Restate the material word for word and leave out anything that is a picture.

━━━

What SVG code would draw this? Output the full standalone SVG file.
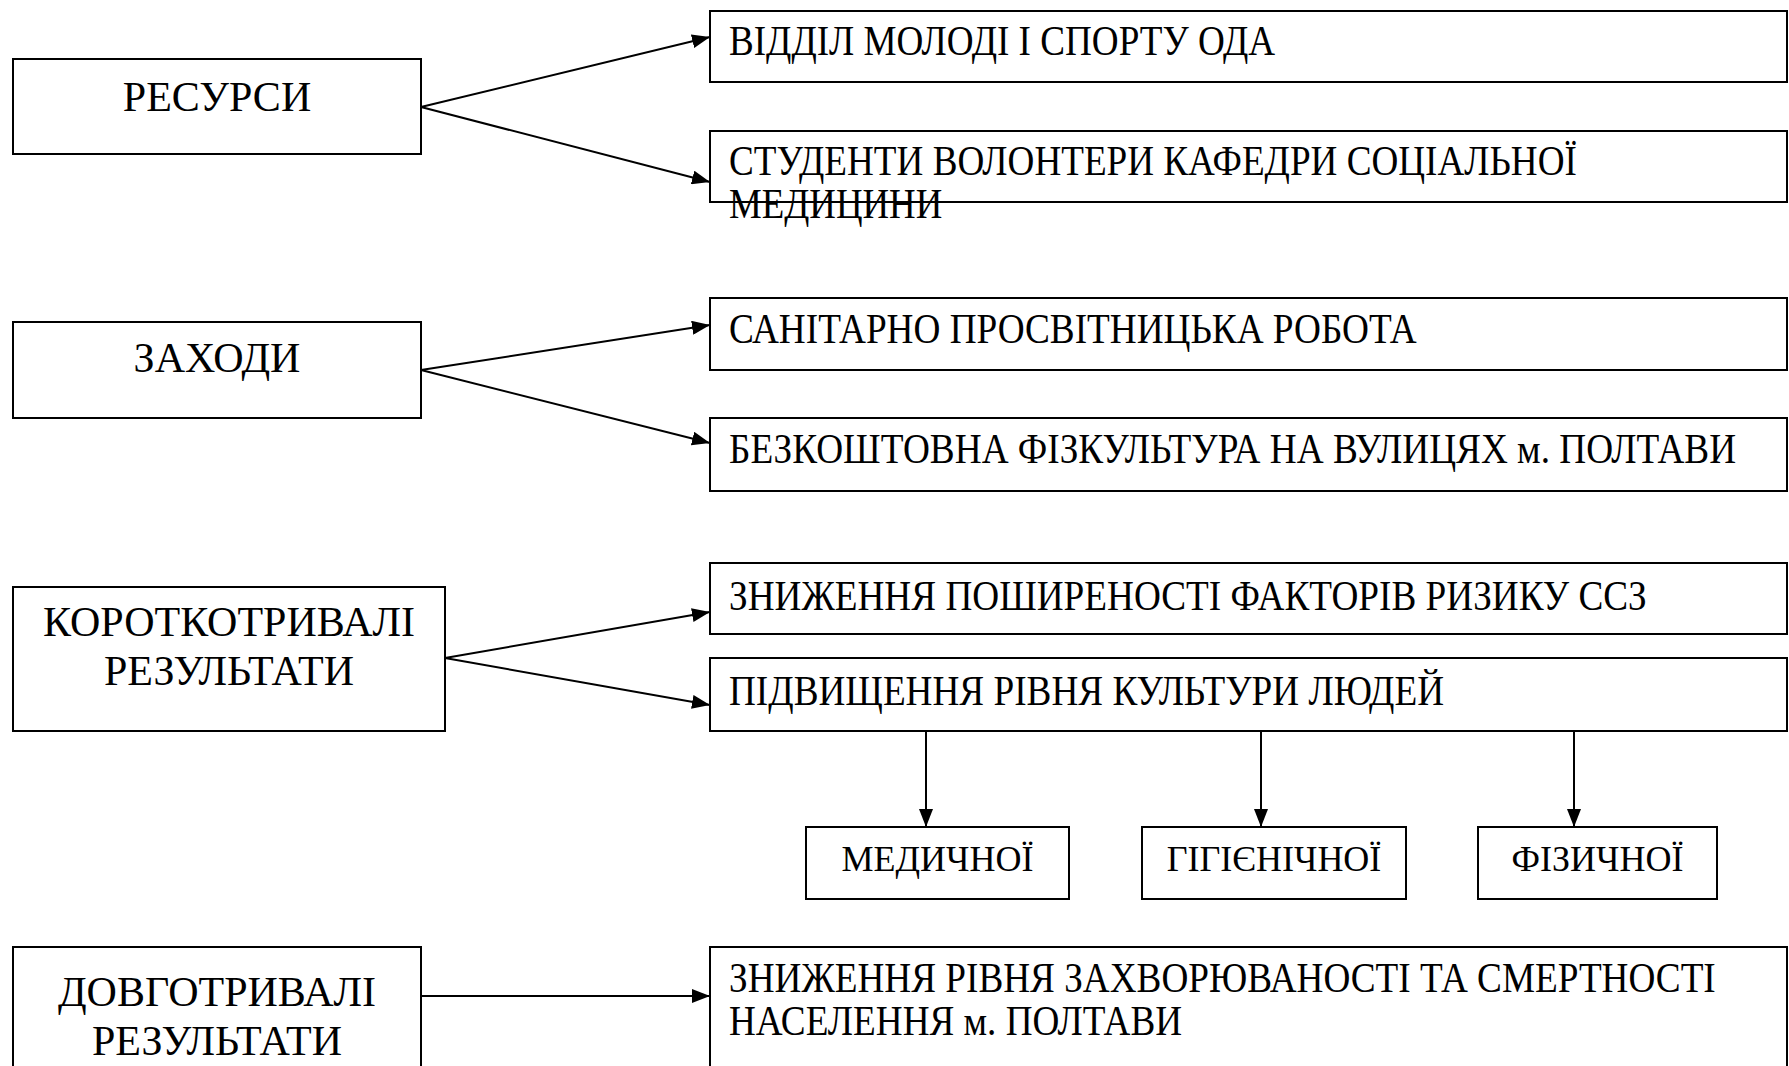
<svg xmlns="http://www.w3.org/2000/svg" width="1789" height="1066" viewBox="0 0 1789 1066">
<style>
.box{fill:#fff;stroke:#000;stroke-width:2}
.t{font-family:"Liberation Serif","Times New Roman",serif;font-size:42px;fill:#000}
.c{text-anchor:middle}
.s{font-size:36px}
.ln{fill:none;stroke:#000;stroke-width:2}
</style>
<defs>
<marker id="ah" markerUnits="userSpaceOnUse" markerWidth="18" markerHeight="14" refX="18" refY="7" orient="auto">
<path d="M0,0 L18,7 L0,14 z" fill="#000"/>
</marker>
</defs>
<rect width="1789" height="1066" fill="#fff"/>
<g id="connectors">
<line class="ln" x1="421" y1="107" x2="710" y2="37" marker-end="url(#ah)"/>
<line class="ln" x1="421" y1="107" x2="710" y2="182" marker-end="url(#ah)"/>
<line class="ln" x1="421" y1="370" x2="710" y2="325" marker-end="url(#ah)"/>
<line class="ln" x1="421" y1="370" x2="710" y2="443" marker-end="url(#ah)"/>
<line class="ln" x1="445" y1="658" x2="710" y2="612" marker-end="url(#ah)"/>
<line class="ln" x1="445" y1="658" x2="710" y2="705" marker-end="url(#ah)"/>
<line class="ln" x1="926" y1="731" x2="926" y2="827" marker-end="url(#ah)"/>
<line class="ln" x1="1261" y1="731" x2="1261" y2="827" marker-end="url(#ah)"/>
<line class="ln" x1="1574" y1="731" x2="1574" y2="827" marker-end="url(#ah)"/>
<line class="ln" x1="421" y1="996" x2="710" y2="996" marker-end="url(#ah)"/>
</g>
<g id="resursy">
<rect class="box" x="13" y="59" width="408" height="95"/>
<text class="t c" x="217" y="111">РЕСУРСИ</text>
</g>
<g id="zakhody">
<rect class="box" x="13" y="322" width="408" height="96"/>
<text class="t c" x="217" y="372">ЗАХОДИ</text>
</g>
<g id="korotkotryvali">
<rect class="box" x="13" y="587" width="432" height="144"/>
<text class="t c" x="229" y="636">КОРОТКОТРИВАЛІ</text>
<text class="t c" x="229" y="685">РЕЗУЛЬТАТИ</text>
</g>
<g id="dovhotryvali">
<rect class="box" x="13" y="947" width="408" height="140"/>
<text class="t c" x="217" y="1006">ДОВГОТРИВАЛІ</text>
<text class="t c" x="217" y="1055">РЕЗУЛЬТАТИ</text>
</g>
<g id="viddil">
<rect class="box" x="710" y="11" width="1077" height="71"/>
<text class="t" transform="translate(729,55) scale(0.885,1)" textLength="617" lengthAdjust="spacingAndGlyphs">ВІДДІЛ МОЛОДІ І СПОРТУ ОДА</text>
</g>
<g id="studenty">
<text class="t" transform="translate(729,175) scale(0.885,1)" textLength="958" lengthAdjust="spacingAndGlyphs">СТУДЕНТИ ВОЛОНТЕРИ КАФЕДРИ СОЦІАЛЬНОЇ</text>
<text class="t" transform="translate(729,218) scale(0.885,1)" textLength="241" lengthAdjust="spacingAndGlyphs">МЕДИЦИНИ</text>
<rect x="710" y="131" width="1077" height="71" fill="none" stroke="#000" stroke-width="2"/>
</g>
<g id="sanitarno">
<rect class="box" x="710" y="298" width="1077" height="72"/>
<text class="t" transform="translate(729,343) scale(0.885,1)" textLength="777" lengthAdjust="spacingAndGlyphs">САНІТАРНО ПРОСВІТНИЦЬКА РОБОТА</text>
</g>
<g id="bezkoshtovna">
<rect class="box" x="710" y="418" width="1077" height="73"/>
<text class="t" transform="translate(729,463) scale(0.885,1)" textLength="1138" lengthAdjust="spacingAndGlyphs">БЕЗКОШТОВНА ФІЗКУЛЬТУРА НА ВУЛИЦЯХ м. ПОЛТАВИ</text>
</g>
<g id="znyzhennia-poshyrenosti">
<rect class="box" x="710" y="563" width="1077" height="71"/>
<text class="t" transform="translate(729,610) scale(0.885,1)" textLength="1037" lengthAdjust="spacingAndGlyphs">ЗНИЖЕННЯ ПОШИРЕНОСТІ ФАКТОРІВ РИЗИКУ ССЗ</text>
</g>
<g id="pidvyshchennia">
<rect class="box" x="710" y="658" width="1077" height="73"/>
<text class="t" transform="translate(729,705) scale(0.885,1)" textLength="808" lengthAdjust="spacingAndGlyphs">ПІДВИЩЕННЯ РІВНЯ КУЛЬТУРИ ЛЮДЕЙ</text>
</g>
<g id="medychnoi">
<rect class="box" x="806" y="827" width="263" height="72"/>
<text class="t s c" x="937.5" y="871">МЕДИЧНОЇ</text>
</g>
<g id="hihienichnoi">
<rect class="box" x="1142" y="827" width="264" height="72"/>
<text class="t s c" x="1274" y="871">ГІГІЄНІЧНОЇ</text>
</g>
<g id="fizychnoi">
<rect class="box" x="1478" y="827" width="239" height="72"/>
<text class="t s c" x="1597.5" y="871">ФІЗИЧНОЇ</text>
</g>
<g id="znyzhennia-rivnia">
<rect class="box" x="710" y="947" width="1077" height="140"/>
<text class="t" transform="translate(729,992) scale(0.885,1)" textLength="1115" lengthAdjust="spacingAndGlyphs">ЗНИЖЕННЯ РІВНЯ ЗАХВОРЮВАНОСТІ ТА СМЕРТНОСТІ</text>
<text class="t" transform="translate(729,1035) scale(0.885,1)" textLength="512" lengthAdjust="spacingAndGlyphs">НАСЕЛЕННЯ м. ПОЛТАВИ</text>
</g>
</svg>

━━━

▶ EXERCISE ANSWER
What SVG code would draw this? Output the full standalone SVG file.
<svg xmlns="http://www.w3.org/2000/svg" width="1789" height="1066" viewBox="0 0 1789 1066">
<style>
.box{fill:#fff;stroke:#000;stroke-width:2}
.t{font-family:"Liberation Serif","Times New Roman",serif;font-size:42px;fill:#000}
.c{text-anchor:middle}
.s{font-size:36px}
.ln{fill:none;stroke:#000;stroke-width:2}
</style>
<defs>
<marker id="ah" markerUnits="userSpaceOnUse" markerWidth="18" markerHeight="14" refX="18" refY="7" orient="auto">
<path d="M0,0 L18,7 L0,14 z" fill="#000"/>
</marker>
</defs>
<rect width="1789" height="1066" fill="#fff"/>
<g id="connectors">
<line class="ln" x1="421" y1="107" x2="710" y2="37" marker-end="url(#ah)"/>
<line class="ln" x1="421" y1="107" x2="710" y2="182" marker-end="url(#ah)"/>
<line class="ln" x1="421" y1="370" x2="710" y2="325" marker-end="url(#ah)"/>
<line class="ln" x1="421" y1="370" x2="710" y2="443" marker-end="url(#ah)"/>
<line class="ln" x1="445" y1="658" x2="710" y2="612" marker-end="url(#ah)"/>
<line class="ln" x1="445" y1="658" x2="710" y2="705" marker-end="url(#ah)"/>
<line class="ln" x1="926" y1="731" x2="926" y2="827" marker-end="url(#ah)"/>
<line class="ln" x1="1261" y1="731" x2="1261" y2="827" marker-end="url(#ah)"/>
<line class="ln" x1="1574" y1="731" x2="1574" y2="827" marker-end="url(#ah)"/>
<line class="ln" x1="421" y1="996" x2="710" y2="996" marker-end="url(#ah)"/>
</g>
<g id="resursy">
<rect class="box" x="13" y="59" width="408" height="95"/>
<text class="t c" x="217" y="111">РЕСУРСИ</text>
</g>
<g id="zakhody">
<rect class="box" x="13" y="322" width="408" height="96"/>
<text class="t c" x="217" y="372">ЗАХОДИ</text>
</g>
<g id="korotkotryvali">
<rect class="box" x="13" y="587" width="432" height="144"/>
<text class="t c" x="229" y="636">КОРОТКОТРИВАЛІ</text>
<text class="t c" x="229" y="685">РЕЗУЛЬТАТИ</text>
</g>
<g id="dovhotryvali">
<rect class="box" x="13" y="947" width="408" height="140"/>
<text class="t c" x="217" y="1006">ДОВГОТРИВАЛІ</text>
<text class="t c" x="217" y="1055">РЕЗУЛЬТАТИ</text>
</g>
<g id="viddil">
<rect class="box" x="710" y="11" width="1077" height="71"/>
<text class="t" transform="translate(729,55) scale(0.885,1)" textLength="617" lengthAdjust="spacingAndGlyphs">ВІДДІЛ МОЛОДІ І СПОРТУ ОДА</text>
</g>
<g id="studenty">
<text class="t" transform="translate(729,175) scale(0.885,1)" textLength="958" lengthAdjust="spacingAndGlyphs">СТУДЕНТИ ВОЛОНТЕРИ КАФЕДРИ СОЦІАЛЬНОЇ</text>
<text class="t" transform="translate(729,218) scale(0.885,1)" textLength="241" lengthAdjust="spacingAndGlyphs">МЕДИЦИНИ</text>
<rect x="710" y="131" width="1077" height="71" fill="none" stroke="#000" stroke-width="2"/>
</g>
<g id="sanitarno">
<rect class="box" x="710" y="298" width="1077" height="72"/>
<text class="t" transform="translate(729,343) scale(0.885,1)" textLength="777" lengthAdjust="spacingAndGlyphs">САНІТАРНО ПРОСВІТНИЦЬКА РОБОТА</text>
</g>
<g id="bezkoshtovna">
<rect class="box" x="710" y="418" width="1077" height="73"/>
<text class="t" transform="translate(729,463) scale(0.885,1)" textLength="1138" lengthAdjust="spacingAndGlyphs">БЕЗКОШТОВНА ФІЗКУЛЬТУРА НА ВУЛИЦЯХ м. ПОЛТАВИ</text>
</g>
<g id="znyzhennia-poshyrenosti">
<rect class="box" x="710" y="563" width="1077" height="71"/>
<text class="t" transform="translate(729,610) scale(0.885,1)" textLength="1037" lengthAdjust="spacingAndGlyphs">ЗНИЖЕННЯ ПОШИРЕНОСТІ ФАКТОРІВ РИЗИКУ ССЗ</text>
</g>
<g id="pidvyshchennia">
<rect class="box" x="710" y="658" width="1077" height="73"/>
<text class="t" transform="translate(729,705) scale(0.885,1)" textLength="808" lengthAdjust="spacingAndGlyphs">ПІДВИЩЕННЯ РІВНЯ КУЛЬТУРИ ЛЮДЕЙ</text>
</g>
<g id="medychnoi">
<rect class="box" x="806" y="827" width="263" height="72"/>
<text class="t s c" x="937.5" y="871">МЕДИЧНОЇ</text>
</g>
<g id="hihienichnoi">
<rect class="box" x="1142" y="827" width="264" height="72"/>
<text class="t s c" x="1274" y="871">ГІГІЄНІЧНОЇ</text>
</g>
<g id="fizychnoi">
<rect class="box" x="1478" y="827" width="239" height="72"/>
<text class="t s c" x="1597.5" y="871">ФІЗИЧНОЇ</text>
</g>
<g id="znyzhennia-rivnia">
<rect class="box" x="710" y="947" width="1077" height="140"/>
<text class="t" transform="translate(729,992) scale(0.885,1)" textLength="1115" lengthAdjust="spacingAndGlyphs">ЗНИЖЕННЯ РІВНЯ ЗАХВОРЮВАНОСТІ ТА СМЕРТНОСТІ</text>
<text class="t" transform="translate(729,1035) scale(0.885,1)" textLength="512" lengthAdjust="spacingAndGlyphs">НАСЕЛЕННЯ м. ПОЛТАВИ</text>
</g>
</svg>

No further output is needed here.